- _Exercise description_:
Line by line, repeat the data below exactly, beginning at the first line and ending at the line with "from matplotlib import pyplot as plt". Omit pictures.

+--

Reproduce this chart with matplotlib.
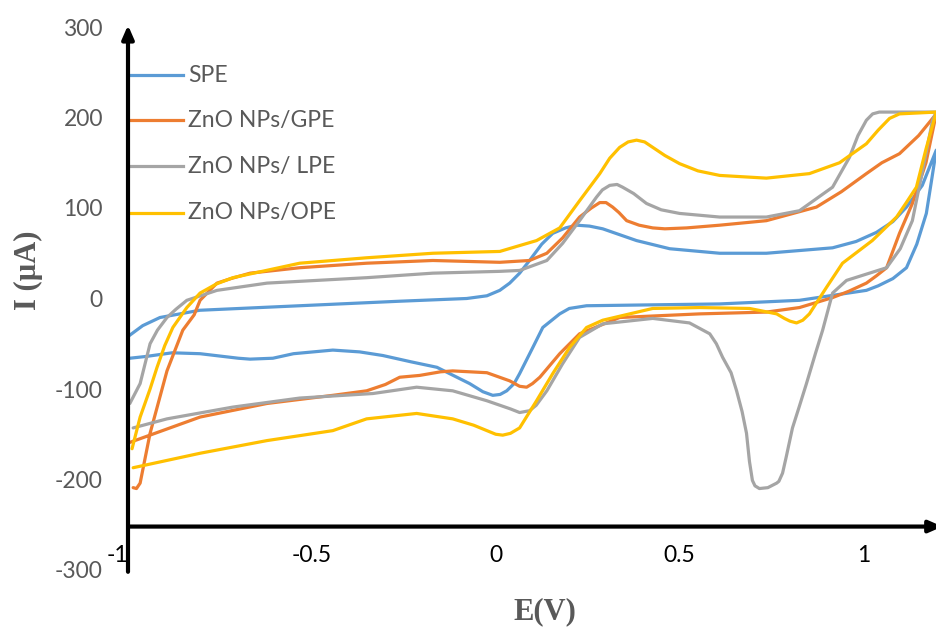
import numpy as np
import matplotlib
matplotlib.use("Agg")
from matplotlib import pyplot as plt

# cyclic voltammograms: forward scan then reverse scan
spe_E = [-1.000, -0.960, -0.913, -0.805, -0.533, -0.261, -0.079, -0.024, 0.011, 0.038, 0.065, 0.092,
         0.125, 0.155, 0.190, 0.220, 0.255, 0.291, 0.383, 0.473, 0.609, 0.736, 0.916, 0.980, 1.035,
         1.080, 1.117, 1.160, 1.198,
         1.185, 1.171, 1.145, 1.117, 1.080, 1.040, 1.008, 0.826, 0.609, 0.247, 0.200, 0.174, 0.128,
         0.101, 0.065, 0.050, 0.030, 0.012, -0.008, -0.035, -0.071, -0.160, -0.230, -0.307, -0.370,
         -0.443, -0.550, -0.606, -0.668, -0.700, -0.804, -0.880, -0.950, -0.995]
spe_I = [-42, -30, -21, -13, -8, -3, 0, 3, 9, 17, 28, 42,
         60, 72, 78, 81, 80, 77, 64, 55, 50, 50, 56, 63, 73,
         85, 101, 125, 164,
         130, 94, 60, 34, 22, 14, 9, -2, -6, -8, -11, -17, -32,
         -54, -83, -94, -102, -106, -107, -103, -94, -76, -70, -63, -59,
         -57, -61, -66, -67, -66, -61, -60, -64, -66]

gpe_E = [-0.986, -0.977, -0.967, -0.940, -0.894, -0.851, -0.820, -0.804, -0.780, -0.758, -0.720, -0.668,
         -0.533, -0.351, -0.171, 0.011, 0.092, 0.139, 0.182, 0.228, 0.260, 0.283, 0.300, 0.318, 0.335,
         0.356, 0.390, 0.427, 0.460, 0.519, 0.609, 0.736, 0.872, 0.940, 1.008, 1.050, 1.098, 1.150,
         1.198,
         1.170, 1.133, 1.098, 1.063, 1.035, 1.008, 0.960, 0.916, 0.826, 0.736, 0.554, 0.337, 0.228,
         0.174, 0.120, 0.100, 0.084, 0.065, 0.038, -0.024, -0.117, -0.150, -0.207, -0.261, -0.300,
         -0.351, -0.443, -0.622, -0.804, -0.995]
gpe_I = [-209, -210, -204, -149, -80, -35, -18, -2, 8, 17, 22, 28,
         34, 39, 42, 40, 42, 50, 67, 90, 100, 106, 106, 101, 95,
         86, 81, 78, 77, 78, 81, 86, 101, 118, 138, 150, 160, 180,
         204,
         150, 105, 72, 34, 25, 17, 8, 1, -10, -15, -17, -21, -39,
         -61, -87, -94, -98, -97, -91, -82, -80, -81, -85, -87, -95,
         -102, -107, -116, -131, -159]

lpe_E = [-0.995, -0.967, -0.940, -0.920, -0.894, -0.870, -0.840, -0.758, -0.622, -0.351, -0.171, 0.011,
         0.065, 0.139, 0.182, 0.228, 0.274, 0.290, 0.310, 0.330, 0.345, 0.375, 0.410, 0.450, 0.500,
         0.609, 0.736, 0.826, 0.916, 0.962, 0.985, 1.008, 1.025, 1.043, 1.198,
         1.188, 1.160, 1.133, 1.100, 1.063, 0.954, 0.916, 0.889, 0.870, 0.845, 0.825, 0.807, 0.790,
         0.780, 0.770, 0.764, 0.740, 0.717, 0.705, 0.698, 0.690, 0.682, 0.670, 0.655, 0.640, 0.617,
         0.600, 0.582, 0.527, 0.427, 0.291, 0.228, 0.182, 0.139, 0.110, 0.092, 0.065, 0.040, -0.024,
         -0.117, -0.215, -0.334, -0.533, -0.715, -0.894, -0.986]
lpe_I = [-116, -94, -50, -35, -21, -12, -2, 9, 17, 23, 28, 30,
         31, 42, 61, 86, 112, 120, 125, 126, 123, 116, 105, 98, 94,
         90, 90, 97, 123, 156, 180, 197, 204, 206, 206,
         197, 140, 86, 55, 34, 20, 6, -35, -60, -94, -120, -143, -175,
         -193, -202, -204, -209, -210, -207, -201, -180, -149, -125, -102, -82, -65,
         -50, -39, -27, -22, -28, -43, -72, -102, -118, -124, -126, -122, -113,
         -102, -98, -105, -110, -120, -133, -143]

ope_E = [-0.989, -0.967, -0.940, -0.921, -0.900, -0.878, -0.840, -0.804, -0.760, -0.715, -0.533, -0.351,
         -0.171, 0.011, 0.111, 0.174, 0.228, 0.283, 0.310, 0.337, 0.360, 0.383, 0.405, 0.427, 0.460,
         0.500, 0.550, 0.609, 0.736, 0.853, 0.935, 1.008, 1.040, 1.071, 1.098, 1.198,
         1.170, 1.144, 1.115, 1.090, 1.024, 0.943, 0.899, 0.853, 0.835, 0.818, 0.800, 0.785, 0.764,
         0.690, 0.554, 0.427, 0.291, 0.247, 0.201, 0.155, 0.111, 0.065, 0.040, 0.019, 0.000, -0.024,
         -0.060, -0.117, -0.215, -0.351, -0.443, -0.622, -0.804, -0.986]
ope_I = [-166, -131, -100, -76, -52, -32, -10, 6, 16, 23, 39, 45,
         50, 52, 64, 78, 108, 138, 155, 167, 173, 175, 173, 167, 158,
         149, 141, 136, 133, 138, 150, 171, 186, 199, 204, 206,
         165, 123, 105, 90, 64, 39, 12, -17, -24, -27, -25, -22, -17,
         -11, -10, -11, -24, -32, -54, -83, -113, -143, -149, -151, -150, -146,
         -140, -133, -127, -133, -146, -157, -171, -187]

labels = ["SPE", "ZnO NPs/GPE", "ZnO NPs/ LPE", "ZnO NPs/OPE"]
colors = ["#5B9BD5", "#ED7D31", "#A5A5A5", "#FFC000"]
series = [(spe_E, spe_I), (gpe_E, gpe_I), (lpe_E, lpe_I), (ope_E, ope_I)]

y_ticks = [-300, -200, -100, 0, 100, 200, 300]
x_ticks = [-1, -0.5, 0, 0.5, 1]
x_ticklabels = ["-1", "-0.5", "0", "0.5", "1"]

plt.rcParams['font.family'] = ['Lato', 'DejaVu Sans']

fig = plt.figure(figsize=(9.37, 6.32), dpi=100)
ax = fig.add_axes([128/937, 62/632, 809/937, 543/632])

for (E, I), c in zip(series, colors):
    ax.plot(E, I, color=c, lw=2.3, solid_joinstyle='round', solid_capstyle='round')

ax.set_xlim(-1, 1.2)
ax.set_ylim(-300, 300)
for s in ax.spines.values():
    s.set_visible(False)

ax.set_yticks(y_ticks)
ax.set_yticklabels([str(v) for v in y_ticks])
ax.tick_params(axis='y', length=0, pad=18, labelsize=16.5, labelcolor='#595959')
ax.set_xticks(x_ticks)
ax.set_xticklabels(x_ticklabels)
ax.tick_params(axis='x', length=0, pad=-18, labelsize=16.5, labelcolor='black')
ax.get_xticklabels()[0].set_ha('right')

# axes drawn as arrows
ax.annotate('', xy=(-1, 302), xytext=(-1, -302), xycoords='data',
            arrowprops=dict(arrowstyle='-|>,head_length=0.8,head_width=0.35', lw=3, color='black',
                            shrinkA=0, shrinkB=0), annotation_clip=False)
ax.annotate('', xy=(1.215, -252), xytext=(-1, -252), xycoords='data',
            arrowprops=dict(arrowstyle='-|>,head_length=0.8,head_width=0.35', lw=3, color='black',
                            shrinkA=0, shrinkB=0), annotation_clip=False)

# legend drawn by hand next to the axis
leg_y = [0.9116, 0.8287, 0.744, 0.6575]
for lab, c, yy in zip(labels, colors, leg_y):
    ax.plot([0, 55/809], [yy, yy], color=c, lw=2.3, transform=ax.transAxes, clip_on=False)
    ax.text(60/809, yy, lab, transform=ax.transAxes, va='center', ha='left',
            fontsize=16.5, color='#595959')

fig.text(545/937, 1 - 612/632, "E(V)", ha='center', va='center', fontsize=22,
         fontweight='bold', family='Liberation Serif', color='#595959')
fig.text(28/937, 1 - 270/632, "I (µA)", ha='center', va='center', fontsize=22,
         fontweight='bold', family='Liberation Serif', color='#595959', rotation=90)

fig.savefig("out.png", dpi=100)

+--

- _Exercise response_:
Reproduce this chart with matplotlib.
import numpy as np
import matplotlib
matplotlib.use("Agg")
from matplotlib import pyplot as plt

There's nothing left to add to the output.